Abstract

This paper presents an agent-based model of team reasoning in a social dilemma game. Starting from the conundrum of empirically high levels of cooperation in dilemma games, contradicting traditional utility maximisation assumptions of game theory, Bacharach (1999, 2006) developed a theory of team reasoning. The idea behind team reasoning is that agents do not try to maximise their own utility but make choices as part of a team. This paper presents a model of preference convergence, mirroring adaptation dynamics of team reasoning. It describes an agent-based model simulating a repeated public goods game between a designated set of agents, a team. In the model agents have a probability to choose cooperation or defection, adjusting this preferences in the face of the revealed preferences of other players. The model is a classic binary choice model mapping an individual's preference for cooperation onto the binary behaviour choice of cooperation and defection. Preferences are updated in reaction to the behaviour choices of the team.

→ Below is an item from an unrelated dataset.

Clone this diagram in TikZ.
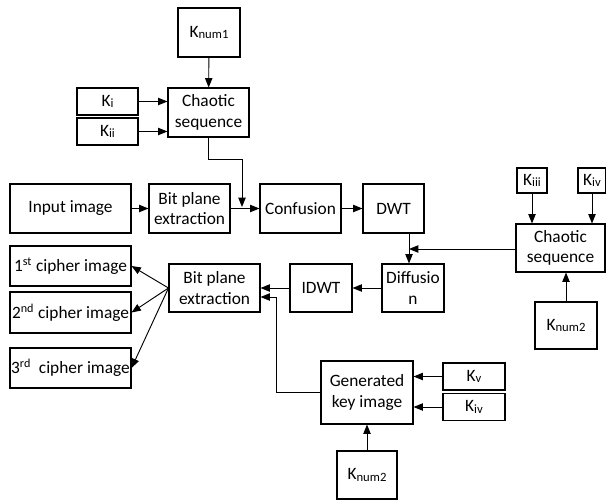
\documentclass[tikz,border=0pt]{standalone}
\usepackage{fontspec}
\setmainfont{Carlito}
\usetikzlibrary{arrows.meta}
\newcommand{\kk}[1]{K{\fontsize{9.5}{9.5}\selectfont\raisebox{-0.2ex}{#1}}}

\begin{document}
\begin{tikzpicture}[x=0.75pt,y=-0.75pt,>={Triangle[length=7pt,width=5.5pt]},
  box/.style={draw,line width=0.8pt,inner sep=0pt,align=center,font=\fontsize{13}{15.5}\selectfont},
  every path/.style={line width=0.7pt}]
\useasboundingbox (0,0) rectangle (606,500);
% first stage
\node[box,minimum width=46.5pt,minimum height=36.75pt] (kn1) at (209,32.5) {\kk{num1}};
\node[box,minimum width=60.75pt,minimum height=36.75pt] (chaos1) at (208.5,112.5) {Chaotic\\sequence};
\node[box,minimum width=45.75pt,minimum height=20.25pt] (ki) at (107.5,101.5) {\kk{i}};
\node[box,minimum width=45.75pt,minimum height=20.25pt] (kii) at (107.5,131.5) {\kk{ii}};
\node[box,minimum width=90.75pt,minimum height=36.75pt] (input) at (70.5,208.5) {Input image};
\node[box,minimum width=60.75pt,minimum height=36.75pt] (bpe1) at (189.5,208.5) {Bit plane\\extraction};
\node[box,minimum width=60.75pt,minimum height=36.75pt] (conf) at (300.5,208.5) {Confusion};
\node[box,minimum width=45.75pt,minimum height=36.75pt] (dwt) at (393.5,208.5) {DWT};
% second stage
\node[box,minimum width=90.75pt,minimum height=30pt] (cipher1) at (70.5,266) {1\textsuperscript{st} cipher image};
\node[box,minimum width=90.75pt,minimum height=30.75pt] (cipher2) at (70.5,312.5) {2\textsuperscript{nd} cipher image};
\node[box,minimum width=90.75pt,minimum height=30pt] (cipher3) at (70.5,368) {3\textsuperscript{rd}\ \ cipher image};
\node[box,minimum width=68.25pt,minimum height=36pt] (bpe2) at (214.5,288) {Bit plane\\extraction};
\node[box,minimum width=46.5pt,minimum height=36pt] (idwt) at (321,288) {IDWT};
\node[box,minimum width=46.5pt,minimum height=36pt] (diff) at (413,288) {Diffusio\\n};
\node[box,minimum width=66.75pt,minimum height=36pt] (chaos2) at (560.5,248) {Chaotic\\sequence};
\node[box,minimum width=22.5pt,minimum height=18.75pt] (kiii) at (532,180.5) {\kk{iii}};
\node[box,minimum width=21pt,minimum height=18.75pt] (kiv1) at (592,180.5) {\kk{iv}};
\node[box,minimum width=46.5pt,minimum height=35.25pt] (kn2) at (566,325.5) {\kk{num2}};
% key image
\node[box,minimum width=69pt,minimum height=47.25pt] (genkey) at (367,392.5) {Generated\\key image};
\node[box,minimum width=46.5pt,minimum height=20.25pt] (kv) at (474,376.5) {\kk{v}};
\node[box,minimum width=46.5pt,minimum height=20.25pt] (kiv2) at (474,407) {\kk{iv}};
\node[box,minimum width=45pt,minimum height=36pt] (kn3) at (367,475) {\kk{num2}};
\coordinate (j1) at (242,207);
\coordinate (j2) at (409,249);
\coordinate (j3) at (276,297);

\draw[->] (kn1) -- (chaos1);
\draw[->] (ki.east) -- (ki.east -| chaos1.west);
\draw[->] (kii.east) -- (kii.east -| chaos1.west);
\draw[->] (chaos1.south) -- ++(0,22) -| (j1);
\draw[->] (input) -- (bpe1);
\draw[->] (bpe1) -- (conf);
\draw[->] (conf) -- (dwt);
\draw[->] (dwt.south -| j2) -- (diff.north -| j2);
\draw[->] (chaos2.west |- j2) -- (j2);
\draw[->] (kiii) -- (kiii |- chaos2.north);
\draw[->] (kiv1) -- (kiv1 |- chaos2.north);
\draw[->] (kn2.north -| 566,0) -- (chaos2.south -| 566,0);
\draw[->] (diff) -- (idwt);
\draw[->] (idwt) -- (bpe2);
\draw[->] (genkey.west) -| (j3) -- (j3 -| bpe2.east);
\foreach \c in {cipher1,cipher2,cipher3}
\draw[->] (bpe2.west) -- (\c.east);
\draw[->] (kv.west) -- (kv.west -| genkey.east);
\draw[->] (kiv2.west) -- (kiv2.west -| genkey.east);
\draw[->] (kn3) -- (genkey);
\end{tikzpicture}
\end{document}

Starting from simple stated preferences, the model implements a reframing of utility maximisation as applying to a group rather than an individual, modelling the importance of social interaction for individual preferences and the dependency of choice on social context. Results show that team reasoning, as implemented here, can explain high levels of cooperation found in the real world resulting from a wide range of settings. It also shows that team reasoning, as implemented here, is not a ‘sucker’ strategy except when adaptation rates are very slow. This paper demonstrates how agent-based models can be used to examine the role of social contexts for individual decision making.